Tuesday, June 7, 2016

Patterns and meaning

I remember a couple of years ago noticing something odd.  While eating breakfast on work days, I'd finish, and always give a quick glance up at the digital clock that sits on the counter.  Three times in a row, the clock said 6:19.

I know there's a perfectly rational explanation; I'm a complete creature of habit, and I do the same series of actions in the same order every single work morning, so the fact that I finished breakfast three days in a row at exactly the same time only points up the fact that I need to relax a little.  But once I noticed the (seeming) pattern, I kept checking each morning.  And there were other days when I finished at exactly 6:19.  After a few weeks of this, it was becoming a bit of an obsession.

[image courtesy of the Wikimedia Commons]

So being a rationalist, as well as needing a hobby, I started to keep track.  And very quickly a few things became obvious:
  1. I almost always finish breakfast (and check the clock) between 6:16 and 6:22.
  2. 6:19 is the exact middle of that range, so it would be understandable if that time occurred more often.
  3. Even considering #2, 6:19 turned out to be no more likely than other times.  The distribution was, within that six minute range, fairly random.
So I had fallen for dart-thrower's bias, the perfectly natural human tendency to notice the unusual, and to give it more weight in our attention and memory.  The point is, once you start noticing this stuff, you're more likely to notice it again, and to overestimate the number of times such coincidences occur.
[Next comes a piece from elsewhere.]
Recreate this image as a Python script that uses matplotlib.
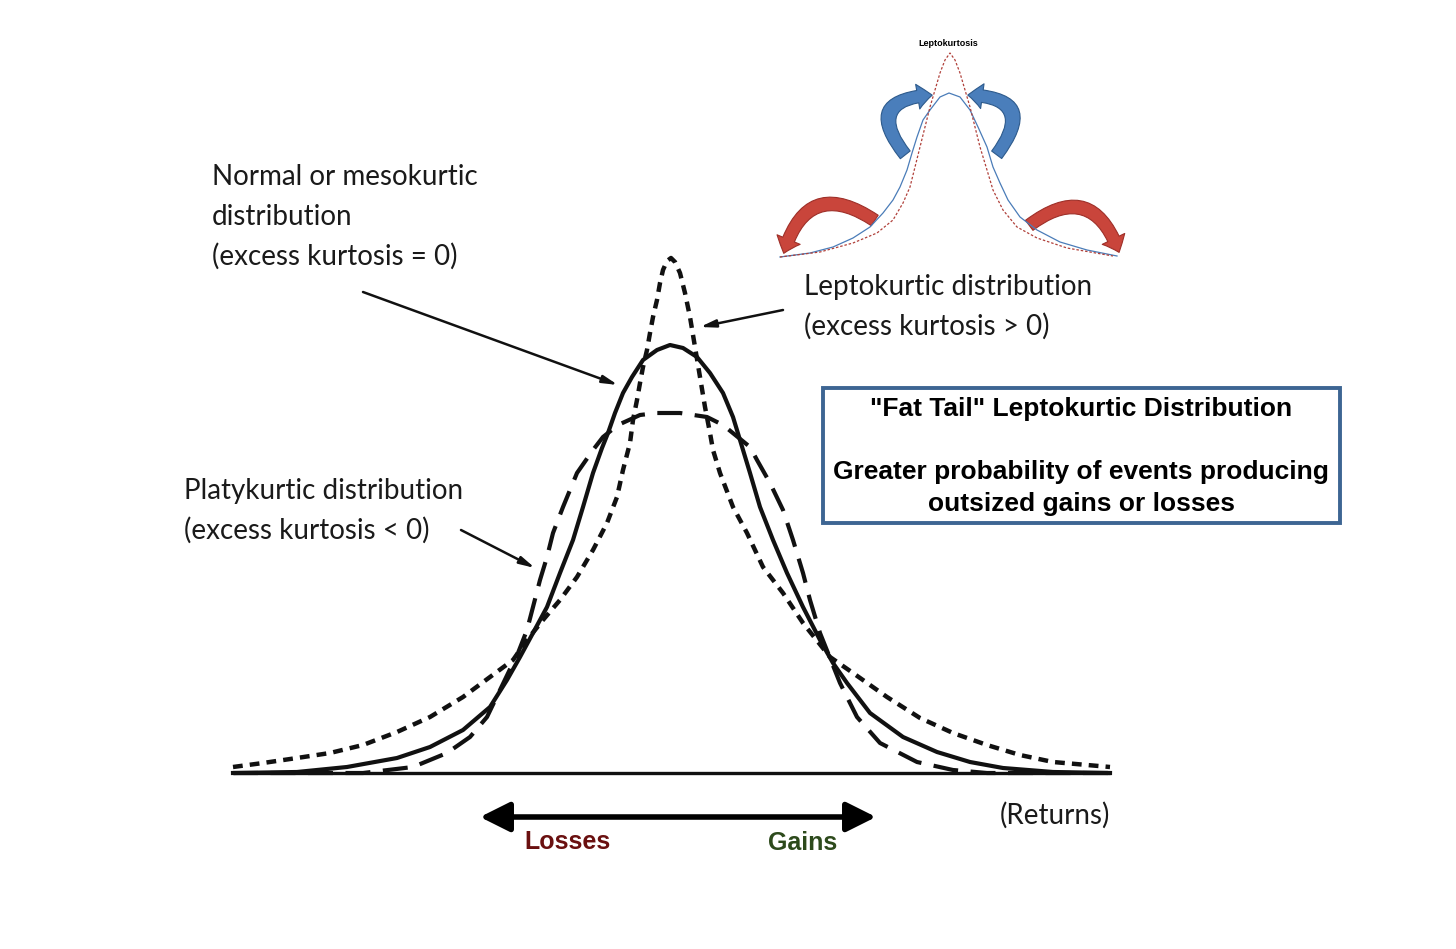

The whole thing comes up because of a link sent to me by a loyal reader of Skeptophilia called, "Every Time This Happens, an Angel Reveals Itself!"  I'm not going to recommend your going to the site, because it's pretty obviously clickbait, but I thought the content was interesting from the standpoint of our determination that the patterns we notice mean something.

The site is an attempt to convince us that when we see certain numbers over and over, it's an angel attempting to give us a message.  If you notice the number 1212, for example, this is an angel encouraging us to "release our fears and apprehensions, and get on with pursuing our passions and purpose... [asking you to] stay on a positive path and to use your natural skills, talents, and abilities to their utmost for the benefit of yourself and others."

Which is good advice without all of the woo-woo trappings.

Some numbers apparently appeal not only to our desire for meaningful patterns, but for being special.  If you see 999 everywhere, "you are amongst an elite few... 999 is sometimes confrontative, and literally means, 'Get to work on your priorities.  Now.  No more procrastinating, no more excuses or worries.  Get to work now."

Since a lot of the "angel numbers" involve repeated digits, I had to check to see what 666 means.  I was hoping it would say something like, "If you see 666, you are about to be dragged screaming into the maw of hell."

But no.  666 apparently is "a sign from the angels that it's time to wake up to your higher spiritual truth."  Which is not only boring, but sounds like it could come from a talk by Deepak Chopra.

So the whole thing turns out to be interesting mostly from the standpoint of our desperation to impose some sense on the chaos of life.  Because face it; a lot of what does happen is simply random noise, a conclusion that is a bit of a downer.  I suspect that many religions give solace precisely because they ascribe meaning to everything; the bible, after all, says that even a sparrow doesn't fall from the sky without the hand of god being involved.

Me, I think it's more likely that a lot of stuff (including birds dying) happens for no particularly identifiable or relevant reason.  Science can explain at least some of the proximal causes, but as far as ultimate causes?  I think we're thrown back on the not very satisfying non-explanation of the universe simply being a chaotic place.  I understand the appeal of it all having meaning and purpose, but it seems to me that most of what occurs is no more interesting than my finishing breakfast at 6:19.